# Fog Timer Help plz



## Criss (Aug 9, 2007)

G day

Can i use one of the timers from this site to wire into my Fog machine to give me timed fog . If you type Timer in the search at top left it brings up 5 types Any help would be a huge help

http://www.jaycar.com.au/index.asp

This is the inside of my control as it stands was hopeing i could wire into this to get say 10 sec burst and then of for a few minutes ect . I cant find anything in Australia like the control units you have in the U.S and don t want to import one incase it won t work on my Machine


----------



## michael myers (Sep 3, 2007)

What kind of voltage does that on/off switch carry now? Is it AC or DC? and lastly, What hertz rating does Australia use, 50hz or 60hz?

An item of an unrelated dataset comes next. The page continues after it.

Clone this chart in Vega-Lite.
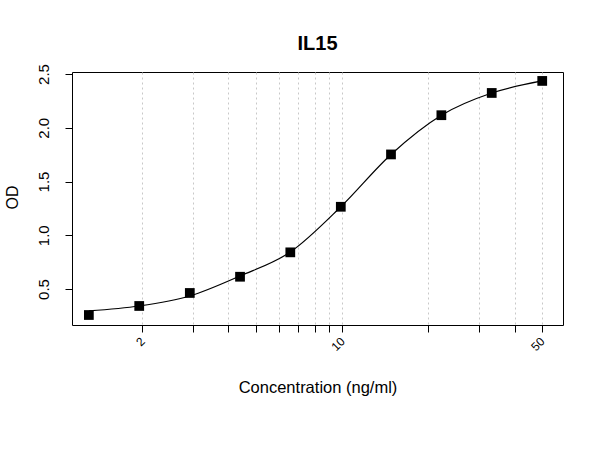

The overall answer is yes, but you have to match the type of current and the timer that you install must be rated to handle at the least, the voltage and amperage sent to the current on/off switch.


----------



## Fester (Sep 17, 2006)

A 555 timer with an external relay of the correct current might be an option. But reheat might be a problem. There would be no way for the 555 to know that the fogger is reheating. But then again the 555 would just continue to trigger, but no fog would come out again until it is ready. Should be the same as pushing the manual button while reheating. Hmmm.:undecidien:


----------



## Criss (Aug 9, 2007)

Thanx for the reply fellows 

Australia 240 V , 50 Hz 

getting 240 volt AC across 2 lugs and 167 across others . Ill use seperate power to run the relay unit so basicly just need to pick the correct unit that will swith the control on and off for timed periods 

Any ideas on what unit to go with would be a huge help . 

Was going do go with the 555 timer as you said fester but will deliver to much fog and my burn out the pump as its always on 

Thanx again


----------